Emerging market stocks throughout the world, from Turkey to Thailand, have plummeted since 2013 with several different indexes down over 30%. In addition, many currencies such as the Indian Rupee and Russian Ruble have fallen sharply against the U.S. Dollar.
Because of this, some are expecting a financial meltdown in developing countries that will affect the rest of the world. But there are several reasons to not expect a repeat of the 1997-1998 Asian Financial Crisis of last century.
Crises in the developing world have historically been caused by issues such as bank failures, an extreme lack of foreign currency reserves, large public debt and tepid growth. These are all problems which are not present in today’s economic climate.
Firstly, as shown by the map below, emerging markets now have far less debt as a percent of GDP than their developed counterparts
Low Debt, High Liquidity in Emerging Market Economies
In addition, banks in Asia and Latin America have some of the highest liquidity in the world. According to the World Bank, those in countries such as Indonesia, The Philippines and Brazil have higher liquidity than any banks in Europe or the United States.
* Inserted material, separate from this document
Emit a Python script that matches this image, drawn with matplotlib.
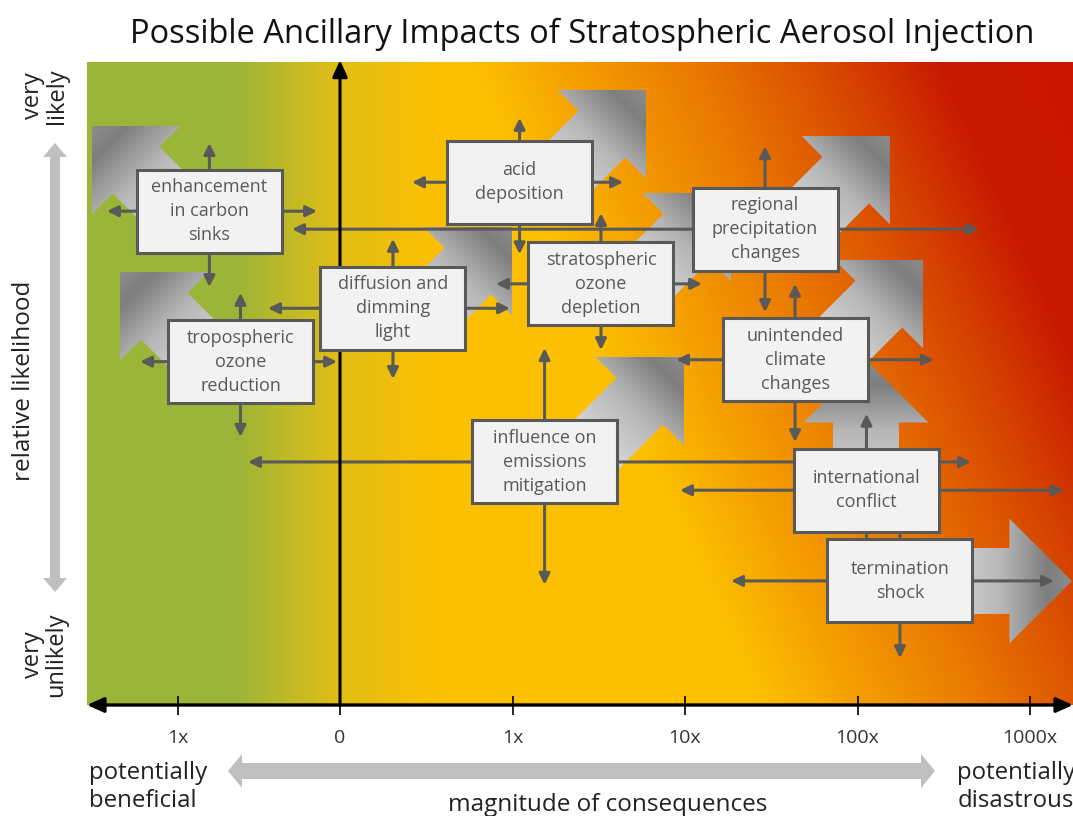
import numpy as np
import matplotlib
matplotlib.use("Agg")
import matplotlib.pyplot as plt
from matplotlib.patches import Polygon, FancyArrowPatch, Rectangle

plt.rcParams['font.family'] = ['Open Sans', 'DejaVu Sans']

# ---------------- data ----------------
impacts = ["enhancement\nin carbon\nsinks", "tropospheric\nozone\nreduction",
           "diffusion and\ndimming\nlight", "acid\ndeposition",
           "stratospheric\nozone\ndepletion", "regional\nprecipitation\nchanges",
           "unintended\nclimate\nchanges", "influence on\nemissions\nmitigation",
           "international\nconflict", "termination\nshock"]
mag_center = [-0.757, -0.577, 0.307, 1.041, 1.513, 2.464, 2.638, 1.186, 3.052, 3.246]
mag_low    = [-1.351, -1.159, -0.417, 0.417, 0.904, -0.278, 1.948, -0.533, 1.971, 2.267]
mag_high   = [-0.133, -0.017, 0.986, 1.641, 2.099, 3.704, 3.443, 3.658, 4.197, 4.139]
lik_center = [0.768, 0.534, 0.617, 0.813, 0.655, 0.740, 0.537, 0.378, 0.334, 0.193]
lik_low    = [0.650, 0.417, 0.507, 0.701, 0.552, 0.611, 0.409, 0.187, 0.226, 0.073]
lik_high   = [0.874, 0.641, 0.725, 0.913, 0.765, 0.869, 0.655, 0.555, 0.453, 0.366]
# trend arrows (tip position, direction in degrees)
trend_tip_mag = [-1.438, -1.275, 0.997, 1.774, 2.267, 3.188, 3.380, 1.994, 3.049, 4.243]
trend_tip_lik = [0.9005, 0.6734, 0.7434, 0.9565, 0.7963, 0.8849, 0.6921, 0.5412, 0.5365, 0.1928]
trend_angle   = [135, 135, 45, 45, 45, 45, 45, 45, 90, 0]

tick_pos = [-0.94, 0, 1, 2, 3, 4]
tick_labels = ["1x", "0", "1x", "10x", "100x", "1000x"]

title = "Possible Ancillary Impacts of Stratospheric Aerosol Injection"

# ---------------- figure ----------------
FW, FH = 1073, 816
fig = plt.figure(figsize=(FW / 100, FH / 100), dpi=100)

# overlay axes in pixel coordinates for decorations
ov = fig.add_axes([0, 0, 1, 1])
ov.set_xlim(0, FW)
ov.set_ylim(FH, 0)
ov.axis('off')
ov.patch.set_alpha(0)

PL, PR, PT, PB = 87, 1073, 62, 705
ax = fig.add_axes([PL / FW, (FH - PB) / FH, (PR - PL) / FW, (PB - PT) / FH])
XLIM = ((PL - 340) / 172.5, (PR - 340) / 172.5)
YLIM = (0, 1)
ax.set_xlim(*XLIM)
ax.set_ylim(*YLIM)
ax.set_autoscale_on(False)
ax.axis('off')


def rgb_interp(vals, stops, colors):
    c = np.array(colors, float) / 255
    return np.stack([np.interp(vals, stops, c[:, i]) for i in range(3)], axis=-1)


# background gradient
pxs = np.arange(PL, PR) + 0.5
pys = np.arange(PT, PB) + 0.5
PX, PY = np.meshgrid(pxs, pys)
left = rgb_interp(PX, [87, 235, 340, 440],
                  [(155, 181, 56), (155, 181, 56), (226, 190, 22), (253, 192, 0)])
S = PX - 0.45 * (PY - PT)
right = rgb_interp(S, [470, 560, 700, 840, 940, 1100],
                   [(253, 192, 0), (245, 162, 0), (233, 118, 0), (214, 68, 0),
                    (200, 25, 0), (200, 20, 0)])
bg = np.where((PX < 440)[..., None], left, right)
ax.imshow(bg, extent=(XLIM[0], XLIM[1], 0, 1), origin='upper', aspect='auto',
          zorder=0, interpolation='bilinear')

T = ax.transData
Ti = T.inverted()


def draw_trend(tip, ang, cen):
    tip_d = T.transform(tip)
    c_d = T.transform(cen)
    a = np.deg2rad(ang)
    u = np.array([np.cos(a), np.sin(a)])
    n = np.array([-u[1], u[0]])
    L = 0.92 * np.dot(tip_d - c_d, u)
    hl, hw, sw = 62.5, 62.5, 33
    base = tip_d - u * hl
    tail = tip_d - u * L
    vd = np.array([tip_d, base + n * hw, base + n * sw, tail + n * sw,
                   tail - n * sw, base - n * sw, base - n * hw])
    poly = Polygon(Ti.transform(vd), closed=True, facecolor='none',
                   edgecolor='none', zorder=1)
    ax.add_patch(poly)
    xmin, ymin = vd.min(0)
    xmax, ymax = vd.max(0)
    gx = np.linspace(xmin, xmax, 220)
    gy = np.linspace(ymax, ymin, 220)
    GX, GY = np.meshgrid(gx, gy)
    D = (tip_d[0] - GX) * u[0] + (tip_d[1] - GY) * u[1]
    g = np.interp(D, [0, 25, 70, 130], [140, 126, 182, 218]) / 255
    im = np.dstack([g, g, g])
    (x0, y0), (x1, y1) = Ti.transform([[xmin, ymin], [xmax, ymax]])
    art = ax.imshow(im, extent=(x0, x1, y0, y1), origin='upper', aspect='auto',
                    zorder=1, interpolation='bilinear')
    art.set_clip_path(poly)


for i in range(len(impacts)):
    draw_trend((trend_tip_mag[i], trend_tip_lik[i]), trend_angle[i],
               (mag_center[i], lik_center[i]))

# range arrows
ARW = dict(arrowstyle='-|>,head_length=0.65,head_width=0.32', mutation_scale=10,
           lw=2.2, color='#595959', shrinkA=0, shrinkB=0, zorder=3)
for i in range(len(impacts)):
    c = (mag_center[i], lik_center[i])
    for end in [(mag_low[i], c[1]), (mag_high[i], c[1]),
                (c[0], lik_low[i]), (c[0], lik_high[i])]:
        ax.add_patch(FancyArrowPatch(c, end, **ARW))

# axes lines
ax.add_patch(FancyArrowPatch((0, 0), (0, 1.003),
                             arrowstyle='-|>,head_length=1.0,head_width=0.45',
                             mutation_scale=10, lw=2.2, color='black',
                             shrinkA=0, shrinkB=0, zorder=3.5, clip_on=False))
ax.add_patch(FancyArrowPatch((XLIM[0], 0), (XLIM[1], 0),
                             arrowstyle='<|-|>,head_length=1.0,head_width=0.45',
                             mutation_scale=10, lw=2.4, color='black',
                             shrinkA=0, shrinkB=0, zorder=3.5, clip_on=False))
ax.vlines(tick_pos, -0.0156, 0.014, colors='black', lw=1.2, zorder=3.5,
          clip_on=False)
for p, lab in zip(tick_pos, tick_labels):
    ax.text(p, -0.052, lab, ha='center', va='center', fontsize=14,
            color='#333333', transform=ax.get_xaxis_transform(), clip_on=False)

# boxes
bw = 145 / 172.5
bh = 83 / 643
for i, name in enumerate(impacts):
    cx, cy = mag_center[i], lik_center[i]
    ax.add_patch(Rectangle((cx - bw / 2, cy - bh / 2), bw, bh, facecolor='#f2f2f2',
                           edgecolor='#595959', lw=2.2, zorder=4))
    ax.text(cx, cy, name, ha='center', va='center', fontsize=13, color='#595959',
            linespacing=1.42, zorder=5)

ax.set_xlim(*XLIM)
ax.set_ylim(*YLIM)


# ---------------- decorations ----------------
def double_arrow(x0, x1, c, sw, hw, hl, vertical=False):
    pts = [(x0, c), (x0 + hl, c - hw), (x0 + hl, c - sw), (x1 - hl, c - sw),
           (x1 - hl, c - hw), (x1, c), (x1 - hl, c + hw), (x1 - hl, c + sw),
           (x0 + hl, c + sw), (x0 + hl, c + hw)]
    if vertical:
        pts = [(b, a) for a, b in pts]
    ov.add_patch(Polygon(pts, closed=True, facecolor='#bfbfbf', edgecolor='none'))


double_arrow(228, 935, 771, 8, 17, 14)
double_arrow(143, 592, 55, 5, 12, 14, vertical=True)

ov.text(582, 34, title, ha='center', va='center', fontsize=23.5, color='#111111')
ov.text(89, 787, "potentially\nbeneficial", ha='left', va='center', fontsize=17.3,
        color='#222222', linespacing=1.2)
ov.text(1016, 787, "potentially\ndisastrous", ha='center', va='center',
        fontsize=17.3, color='#222222', linespacing=1.2)
ov.text(608, 805, "magnitude of consequences", ha='center', va='center',
        fontsize=17.5, color='#222222')
ov.text(45, 96, "very\nlikely", ha='center', va='center', rotation=90,
        fontsize=17, color='#222222', linespacing=0.95, multialignment='center')
ov.text(45, 655, "very\nunlikely", ha='center', va='center', rotation=90,
        fontsize=17, color='#222222', linespacing=0.95, multialignment='center')
ov.text(24, 381, "relative likelihood", ha='center', va='center', rotation=90,
        fontsize=17.5, color='#222222')

fig.savefig("out.png", dpi=100)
Secondly, most developing nations have foreign currency debt as a percentage of GDP far below worrying levels. For example, Thailand’s trade surplus has fallen from 51% in 1996, to 17% today. Brazil’s has fallen from 26% to 17% and Russia’s from 19% to 13% during the same period.
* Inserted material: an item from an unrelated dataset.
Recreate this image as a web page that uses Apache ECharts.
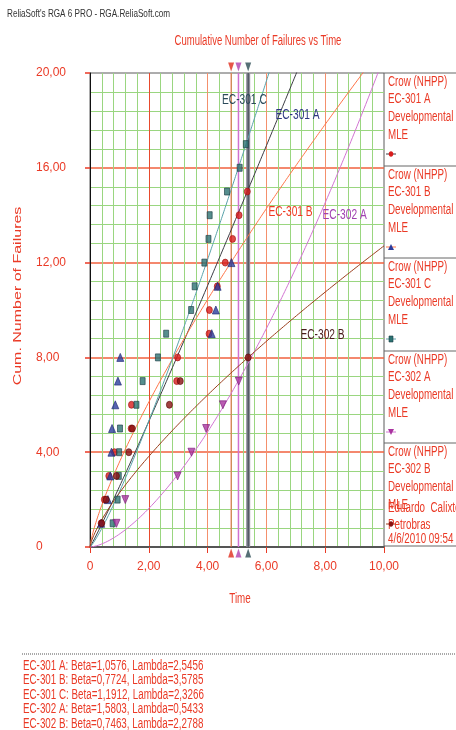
<!DOCTYPE html>
<html>
<head>
<meta charset="utf-8">
<script src="https://cdn.jsdelivr.net/npm/echarts@6/dist/echarts.min.js"></script>
<style>
  html, body { margin: 0; padding: 0; background: #fff; }
  #chart { width: 456px; height: 730px; }
</style>
</head>
<body>
<div id="chart"></div>
<script>
// Crow-AMSAA (NHPP) growth analysis: cumulative failures vs time for five systems.
const FONT = "'Liberation Sans', Arial, sans-serif";
const NARROW = 0.7; // horizontal squeeze giving a condensed look

const systems = ['EC-301 A', 'EC-301 B', 'EC-301 C', 'EC-302 A', 'EC-302 B'];
const betas   = [1.0576, 0.7724, 1.1912, 1.5803, 0.7463];
const lambdas = [2.5456, 3.5785, 2.3266, 0.5433, 2.2788];

// Failure times (cumulative count = position in list)
const timesEC301A = [0.38, 0.49, 0.64, 0.83, 1.40, 1.41, 2.95, 2.98, 4.05, 4.06, 4.33, 4.60, 4.85, 5.07, 5.35];
const timesEC301B = [0.38, 0.61, 0.69, 0.73, 0.75, 0.86, 0.95, 1.03, 4.14, 4.28, 4.34, 4.81];
const timesEC301C = [0.77, 0.94, 0.98, 0.99, 1.02, 1.58, 1.79, 2.31, 2.59, 3.44, 3.56, 3.89, 4.03, 4.07, 4.66, 5.09, 5.30];
const timesEC302A = [0.90, 1.20, 2.98, 3.45, 3.95, 4.52, 5.06];
const timesEC302B = [0.40, 0.55, 0.90, 1.32, 1.44, 2.70, 3.07, 5.38];

// End of observation times
const endTimes = [4.80, 5.05, 5.38];

const xTickLabels = ['0', '2,00', '4,00', '6,00', '8,00', '10,00'];
const yTickLabels = ['0', '4,00', '8,00', '12,00', '16,00', '20,00'];

const failureTimes = [timesEC301A, timesEC301B, timesEC301C, timesEC302A, timesEC302B];

const pointColors  = ['#d81c1c', '#2b3c9c', '#2c7272', '#a9339f', '#8a1212'];
const pointBorders = ['#a01010', '#1a2670', '#1c3c44', '#7a1a78', '#5a0808'];
const pointSymbols = ['circle', 'triangle', 'rect', 'triangle', 'circle'];
const pointRotate  = [0, 0, 0, 180, 0];
const pointSizes   = [[6, 7], [7, 8], [5, 7], [7, 8], [6, 7]];
const lineColors   = ['#3c3c44', '#ff7448', '#5aa2aa', '#d274d2', '#9a3e1c'];
const nameColors   = ['#2c3580', '#f03a22', '#2b4a5a', '#a040b0', '#4a1c1c'];
const endColors    = ['#e02c1c', '#b040b0', '#2c4c54'];

const RED = '#ea3a26';

function fmt(v, d) { return v.toFixed(d).replace('.', ','); }

const el = document.getElementById('chart');
const chart = echarts.init(el, null, { renderer: 'canvas' });

const series = [];

// fitted model curves N(t) = lambda * t^beta
systems.forEach((name, i) => {
  const pts = [];
  for (let k = 0; k <= 400; k++) {
    const t = k * 0.025;
    pts.push([t, lambdas[i] * Math.pow(t, betas[i])]);
  }
  series.push({
    name: name + ' model', type: 'line', data: pts, showSymbol: false, symbol: 'none',
    lineStyle: { color: lineColors[i], width: 1 }, clip: true, silent: true, z: 3
  });
});

// end-of-test vertical lines
endTimes.forEach((t, i) => {
  if (i === 2) {
    series.push({
      type: 'line', data: [[t, 0], [t, 20]], symbol: 'none', silent: true, z: 2,
      lineStyle: { color: '#8c8c98', width: 4 }
    });
  }
  series.push({
    type: 'line', data: [[t, 0], [t, 20]], symbol: 'none', silent: true, z: 2,
    lineStyle: { color: i === 0 ? '#f06040' : (i === 1 ? '#d070d0' : '#3c4650'), width: i === 1 ? 1.5 : 1 }
  });
  series.push({
    type: 'scatter', clip: false, z: 6, silent: true,
    data: [[t, 20]], symbol: 'triangle', symbolRotate: 180, symbolSize: [6, 9], symbolOffset: [0, -6],
    itemStyle: { color: endColors[i] }
  });
  series.push({
    type: 'scatter', clip: false, z: 6, silent: true,
    data: [[t, 0]], symbol: 'triangle', symbolSize: [6, 9], symbolOffset: [0, 6],
    itemStyle: { color: endColors[i] }
  });
});

// observed cumulative failures
systems.forEach((name, i) => {
  series.push({
    name: name, type: 'scatter', z: 5,
    data: failureTimes[i].map((t, k) => [t, k + 1]),
    symbol: pointSymbols[i], symbolRotate: pointRotate[i], symbolSize: pointSizes[i],
    itemStyle: { color: pointColors[i], borderColor: pointBorders[i], borderWidth: 0.8 }
  });
});

const option = {
  animation: false,
  backgroundColor: '#fff',
  textStyle: { fontFamily: FONT },
  grid: { left: 90, right: 72, top: 73, bottom: 183, show: true, borderColor: '#5a5a5a', borderWidth: 1, backgroundColor: 'transparent' },
  xAxis: {
    type: 'value', min: 0, max: 10, interval: 2,
    axisLine: { show: true, onZero: false, lineStyle: { color: '#555', width: 2 } },
    axisTick: { show: true, length: 6, lineStyle: { color: RED, width: 1 } },
    axisLabel: {
      margin: 14, color: RED, fontSize: 12, fontFamily: FONT,
      formatter: v => xTickLabels[Math.round(v / 2)]
    },
    splitLine: { show: true, lineStyle: { color: ['transparent', '#e84a2c', '#f4906c', '#f4906c', '#f4906c', 'transparent'], width: 1 } },
    minorTick: { show: false, splitNumber: 5 },
    minorSplitLine: { show: true, lineStyle: { color: '#9ad680', width: 1 } }
  },
  yAxis: {
    type: 'value', min: 0, max: 20, interval: 4,
    axisLine: { show: true, onZero: false, lineStyle: { color: '#111', width: 1 } },
    axisTick: { show: true, length: 5, lineStyle: { color: RED, width: 1.5 } },
    axisLabel: {
      margin: 54, align: 'left', color: RED, fontSize: 12, fontFamily: FONT,
      formatter: v => yTickLabels[Math.round(v / 4)]
    },
    splitLine: { show: true, lineStyle: { color: ['transparent', '#f0603e', '#f0603e', '#f0603e', '#f0603e', 'transparent'], width: 1.5 } },
    minorTick: { show: false, splitNumber: 5 },
    minorSplitLine: { show: true, lineStyle: { color: '#9ad680', width: 1 } }
  },
  series: series
};

chart.setOption(option);

// ---- annotations, legend panel and parameter list ----
const graphics = [];
const txt = (x, y, text, opts, sx) => ({
  type: 'text', x: x, y: y, scaleX: sx || NARROW, silent: true, z: 20,
  style: Object.assign({ text: text, fill: RED, font: '14px ' + FONT, textVerticalAlign: 'middle' }, opts || {})
});

graphics.push(txt(7, 14, "ReliaSoft's RGA 6 PRO - RGA.ReliaSoft.com", { fill: '#333', font: '11px ' + FONT }, 0.74));
graphics.push(txt(258, 41, 'Cumulative Number of Failures vs Time', { textAlign: 'center', font: '14px ' + FONT }, 0.68));
graphics.push({
  type: 'text', x: 18, y: 296, rotation: Math.PI / 2, scaleX: 1, scaleY: 0.68, silent: true, z: 20,
  style: { text: 'Cum. Number of Failures', fill: RED, font: '16px ' + FONT, textAlign: 'center', textVerticalAlign: 'middle' }
});
graphics.push(txt(240, 599, 'Time', { textAlign: 'center' }));

// curve name labels anchored in data space
const nameAnchors = [[7.06, 18.23], [6.82, 14.13], [5.25, 18.86], [8.66, 14.0], [7.91, 8.95]];
systems.forEach((name, i) => {
  const p = chart.convertToPixel({ gridIndex: 0 }, nameAnchors[i]);
  graphics.push(txt(p[0], p[1], name, { textAlign: 'center', fill: nameColors[i], font: '15px ' + FONT }, 0.68));
});

// legend panel at right
const panelTops = [73, 166, 258, 351, 443];
const sep = y => ({ type: 'line', silent: true, z: 19, shape: { x1: 384, y1: y, x2: 456, y2: y }, style: { stroke: '#666', lineWidth: 1 } });
panelTops.forEach(y => graphics.push(sep(y)));
graphics.push(sep(546));
systems.forEach((name, i) => {
  const y0 = panelTops[i];
  graphics.push(txt(388, y0 + 9, 'Crow (NHPP)'));
  graphics.push(txt(388, y0 + 26, name));
  graphics.push(txt(388, y0 + 44, 'Developmental'));
  graphics.push(txt(388, y0 + 62, 'MLE'));
  const my = y0 + 81;
  graphics.push({ type: 'line', silent: true, z: 20, shape: { x1: 386, y1: my, x2: 396, y2: my }, style: { stroke: lineColors[i], lineWidth: 1 } });
  const mc = pointColors[i];
  if (pointSymbols[i] === 'circle') {
    graphics.push({ type: 'ellipse', silent: true, z: 21, shape: { cx: 391, cy: my, rx: 2.3, ry: 2.8 }, style: { fill: mc } });
  } else if (pointSymbols[i] === 'rect') {
    graphics.push({ type: 'rect', silent: true, z: 21, shape: { x: 389, y: my - 3, width: 4, height: 6 }, style: { fill: mc, stroke: pointBorders[i], lineWidth: 0.6 } });
  } else if (pointRotate[i] === 180) {
    graphics.push({ type: 'polygon', silent: true, z: 21, shape: { points: [[388, my - 3], [394, my - 3], [391, my + 3]] }, style: { fill: mc } });
  } else {
    graphics.push({ type: 'polygon', silent: true, z: 21, shape: { points: [[388, my + 3], [394, my + 3], [391, my - 3]] }, style: { fill: mc } });
  }
});
graphics.push(txt(388, 508, 'Eduardo  Calixto'));
graphics.push(txt(388, 525, 'Petrobras'));
graphics.push(txt(388, 539, '4/6/2010 09:54'));

// parameter list
graphics.push({ type: 'line', silent: true, z: 19, shape: { x1: 22, y1: 654, x2: 456, y2: 654 }, style: { stroke: '#555', lineWidth: 1, lineDash: [1, 1] } });
systems.forEach((name, i) => {
  graphics.push(txt(23, 666 + i * 14.5, name + ': Beta=' + fmt(betas[i], 4) + ', Lambda=' + fmt(lambdas[i], 4)));
});

chart.setOption({ graphic: graphics });
</script>
</body>
</html>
Lastly, the stock indexes of most emerging markets are arguably forming support levels. Stock markets in countries such as China, Malaysia, India and Turkey have stayed near their lows and could potentially rebound later in 2014.
In fact, Bloomberg recently reported that the MSCI Emerging Markets Index is currently trading at 11 times reported earnings. This is a 40% discount from the MSCI world index and the widest gap in over five years.
In conclusion: although money has recently flooded out of emerging market stocks, they still have very solid fundamentals and attractive valuations from a macroeconomic standpoint. At least moreso than most developed economies.